DATA SHOWN:
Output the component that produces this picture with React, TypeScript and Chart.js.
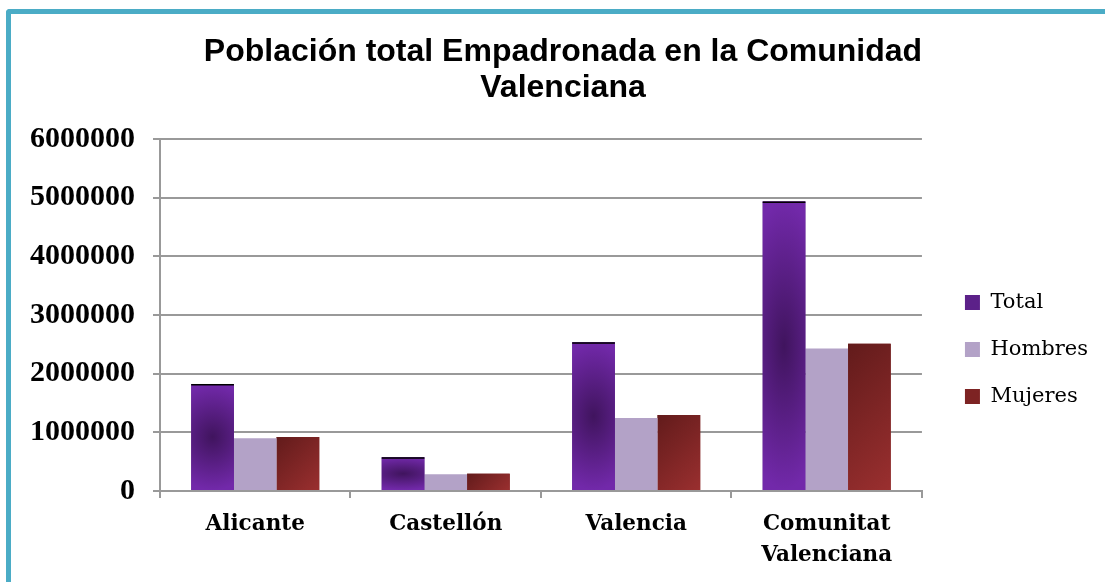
import React, { useEffect, useRef } from 'react';
import { Chart, registerables } from 'chart.js';

Chart.register(...registerables);

const titleLines = ['Población total Empadronada en la Comunidad', 'Valenciana'];
const categories = [['Alicante'], ['Castellón'], ['Valencia'], ['Comunitat', 'Valenciana']];
const seriesNames = ['Total', 'Hombres', 'Mujeres'];
const totalValues = [1824000, 575000, 2535000, 4935000];
const hombresValues = [898000, 285000, 1244000, 2430000];
const mujeresValues = [920000, 295000, 1295000, 2510000];
const yMin = 0;
const yMax = 6000000;
const yStep = 1000000;

const barEffects = {
  id: 'barEffects',
  afterDatasetDraw(chart: any, args: any) {
    const idx = args.index;
    if (idx === 1) return;
    const ctx = chart.ctx;
    args.meta.data.forEach((el: any) => {
      const { x, y, base, width } = el.getProps(['x', 'y', 'base', 'width'], true);
      const left = x - width / 2;
      const top = Math.min(y, base);
      const h = Math.abs(base - y);
      ctx.save();
      if (idx === 0) {
        const sx = width * 1.1;
        const sy = h / 2;
        ctx.translate(x, top + h / 2);
        ctx.scale(sx, sy);
        const g = ctx.createRadialGradient(0, 0, 0, 0, 0, 1);
        g.addColorStop(0, '#40145e');
        g.addColorStop(1, '#7229aa');
        ctx.fillStyle = g;
        ctx.fillRect(-width / 2 / sx, -1, width / sx, 2);
        ctx.setTransform(1, 0, 0, 1, 0, 0);
        ctx.fillStyle = '#000';
        ctx.fillRect(left, top, width, 1.5);
      } else {
        const d = (width + h) / 2;
        const g = ctx.createLinearGradient(left, top, left + d, top + d);
        g.addColorStop(0, '#621b1b');
        g.addColorStop(1, '#9a2f2f');
        ctx.fillStyle = g;
        ctx.fillRect(left, top, width, h);
      }
      ctx.restore();
    });
  },
};

export default function App() {
  const ref = useRef<HTMLCanvasElement | null>(null);

  useEffect(() => {
    if (!ref.current) return;
    const chart = new Chart(ref.current, {
      type: 'bar',
      data: {
        labels: categories,
        datasets: [
          { label: seriesNames[0], data: totalValues, backgroundColor: '#5c2189' },
          { label: seriesNames[1], data: hombresValues, backgroundColor: '#b3a2c7' },
          { label: seriesNames[2], data: mujeresValues, backgroundColor: '#7d2323' },
        ],
      },
      options: {
        responsive: false,
        animation: false,
        datasets: { bar: { categoryPercentage: 0.672, barPercentage: 1.0 } },
        layout: { padding: 0 },
        scales: {
          x: {
            type: 'category',
            offset: true,
            grid: {
              display: true,
              drawOnChartArea: false,
              drawTicks: true,
              tickLength: 7,
              color: '#999999',
              lineWidth: 2,
              offset: true,
            },
            border: { display: true, color: '#999999', width: 2 },
            ticks: {
              color: '#000',
              font: { family: 'DejaVu Serif', weight: 'bold', size: 21.5, lineHeight: 31 / 21.5 },
              padding: 11,
              maxRotation: 0,
              autoSkip: false,
            },
            afterFit: (s: any) => {
              s.height = 91;
            },
          },
          y: {
            min: yMin,
            max: yMax,
            grid: { color: '#999999', lineWidth: 2, tickLength: 7, drawTicks: true },
            border: { display: true, color: '#999999', width: 2 },
            ticks: {
              stepSize: yStep,
              color: '#000',
              font: { family: 'Liberation Serif', weight: 'bold', size: 30 },
              padding: 18,
              callback: (v: any) => String(v),
            },
            afterFit: (s: any) => {
              s.width = 132;
            },
          },
          y2: {
            position: 'right',
            display: true,
            grid: { display: false, drawTicks: false },
            border: { display: false },
            ticks: { display: false },
            afterFit: (s: any) => {
              s.width = 17;
            },
          },
        },
        plugins: {
          tooltip: { enabled: false },
          title: {
            display: true,
            text: titleLines,
            color: '#000',
            font: { family: 'Liberation Sans', weight: 'bold', size: 32, lineHeight: 36 / 32 },
            padding: { top: 19, bottom: 33 },
          },
          legend: {
            position: 'right',
            fullSize: false,
            align: 'center',
            title: { display: true, text: '', font: { size: 10 }, padding: { top: 57, bottom: 0 } },
            labels: {
              boxWidth: 15,
              boxHeight: 15,
              color: '#000',
              font: { family: 'DejaVu Serif', size: 21 },
              padding: 26,
            },
          },
        },
      },
      plugins: [barEffects],
    } as any);
    return () => chart.destroy();
  }, []);

  return (
    <div
      style={{
        position: 'fixed',
        left: 0,
        top: 0,
        width: 1105,
        height: 582,
        overflow: 'hidden',
        background: '#fff',
      }}
    >
      <div
        style={{
          position: 'absolute',
          left: 6,
          top: 9,
          width: 1300,
          height: 800,
          borderTop: '5px solid #4bacc6',
          borderLeft: '5px solid #4bacc6',
          borderTopLeftRadius: 4,
        }}
      />
      <canvas
        ref={ref}
        width={1070}
        height={567}
        style={{ position: 'absolute', left: 28, top: 15, width: 1070, height: 567 }}
      />
    </div>
  );
}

DIRECTIONS FOR THIS TASK:
Write out the material above once more, exactly as it reads, with no pictures.

REPLY TO THE TASK:
Output the component that produces this picture with React, TypeScript and Chart.js.
import React, { useEffect, useRef } from 'react';
import { Chart, registerables } from 'chart.js';

Chart.register(...registerables);

const titleLines = ['Población total Empadronada en la Comunidad', 'Valenciana'];
const categories = [['Alicante'], ['Castellón'], ['Valencia'], ['Comunitat', 'Valenciana']];
const seriesNames = ['Total', 'Hombres', 'Mujeres'];
const totalValues = [1824000, 575000, 2535000, 4935000];
const hombresValues = [898000, 285000, 1244000, 2430000];
const mujeresValues = [920000, 295000, 1295000, 2510000];
const yMin = 0;
const yMax = 6000000;
const yStep = 1000000;

const barEffects = {
  id: 'barEffects',
  afterDatasetDraw(chart: any, args: any) {
    const idx = args.index;
    if (idx === 1) return;
    const ctx = chart.ctx;
    args.meta.data.forEach((el: any) => {
      const { x, y, base, width } = el.getProps(['x', 'y', 'base', 'width'], true);
      const left = x - width / 2;
      const top = Math.min(y, base);
      const h = Math.abs(base - y);
      ctx.save();
      if (idx === 0) {
        const sx = width * 1.1;
        const sy = h / 2;
        ctx.translate(x, top + h / 2);
        ctx.scale(sx, sy);
        const g = ctx.createRadialGradient(0, 0, 0, 0, 0, 1);
        g.addColorStop(0, '#40145e');
        g.addColorStop(1, '#7229aa');
        ctx.fillStyle = g;
        ctx.fillRect(-width / 2 / sx, -1, width / sx, 2);
        ctx.setTransform(1, 0, 0, 1, 0, 0);
        ctx.fillStyle = '#000';
        ctx.fillRect(left, top, width, 1.5);
      } else {
        const d = (width + h) / 2;
        const g = ctx.createLinearGradient(left, top, left + d, top + d);
        g.addColorStop(0, '#621b1b');
        g.addColorStop(1, '#9a2f2f');
        ctx.fillStyle = g;
        ctx.fillRect(left, top, width, h);
      }
      ctx.restore();
    });
  },
};

export default function App() {
  const ref = useRef<HTMLCanvasElement | null>(null);

  useEffect(() => {
    if (!ref.current) return;
    const chart = new Chart(ref.current, {
      type: 'bar',
      data: {
        labels: categories,
        datasets: [
          { label: seriesNames[0], data: totalValues, backgroundColor: '#5c2189' },
          { label: seriesNames[1], data: hombresValues, backgroundColor: '#b3a2c7' },
          { label: seriesNames[2], data: mujeresValues, backgroundColor: '#7d2323' },
        ],
      },
      options: {
        responsive: false,
        animation: false,
        datasets: { bar: { categoryPercentage: 0.672, barPercentage: 1.0 } },
        layout: { padding: 0 },
        scales: {
          x: {
            type: 'category',
            offset: true,
            grid: {
              display: true,
              drawOnChartArea: false,
              drawTicks: true,
              tickLength: 7,
              color: '#999999',
              lineWidth: 2,
              offset: true,
            },
            border: { display: true, color: '#999999', width: 2 },
            ticks: {
              color: '#000',
              font: { family: 'DejaVu Serif', weight: 'bold', size: 21.5, lineHeight: 31 / 21.5 },
              padding: 11,
              maxRotation: 0,
              autoSkip: false,
            },
            afterFit: (s: any) => {
              s.height = 91;
            },
          },
          y: {
            min: yMin,
            max: yMax,
            grid: { color: '#999999', lineWidth: 2, tickLength: 7, drawTicks: true },
            border: { display: true, color: '#999999', width: 2 },
            ticks: {
              stepSize: yStep,
              color: '#000',
              font: { family: 'Liberation Serif', weight: 'bold', size: 30 },
              padding: 18,
              callback: (v: any) => String(v),
            },
            afterFit: (s: any) => {
              s.width = 132;
            },
          },
          y2: {
            position: 'right',
            display: true,
            grid: { display: false, drawTicks: false },
            border: { display: false },
            ticks: { display: false },
            afterFit: (s: any) => {
              s.width = 17;
            },
          },
        },
        plugins: {
          tooltip: { enabled: false },
          title: {
            display: true,
            text: titleLines,
            color: '#000',
            font: { family: 'Liberation Sans', weight: 'bold', size: 32, lineHeight: 36 / 32 },
            padding: { top: 19, bottom: 33 },
          },
          legend: {
            position: 'right',
            fullSize: false,
            align: 'center',
            title: { display: true, text: '', font: { size: 10 }, padding: { top: 57, bottom: 0 } },
            labels: {
              boxWidth: 15,
              boxHeight: 15,
              color: '#000',
              font: { family: 'DejaVu Serif', size: 21 },
              padding: 26,
            },
          },
        },
      },
      plugins: [barEffects],
    } as any);
    return () => chart.destroy();
  }, []);

  return (
    <div
      style={{
        position: 'fixed',
        left: 0,
        top: 0,
        width: 1105,
        height: 582,
        overflow: 'hidden',
        background: '#fff',
      }}
    >
      <div
        style={{
          position: 'absolute',
          left: 6,
          top: 9,
          width: 1300,
          height: 800,
          borderTop: '5px solid #4bacc6',
          borderLeft: '5px solid #4bacc6',
          borderTopLeftRadius: 4,
        }}
      />
      <canvas
        ref={ref}
        width={1070}
        height={567}
        style={{ position: 'absolute', left: 28, top: 15, width: 1070, height: 567 }}
      />
    </div>
  );
}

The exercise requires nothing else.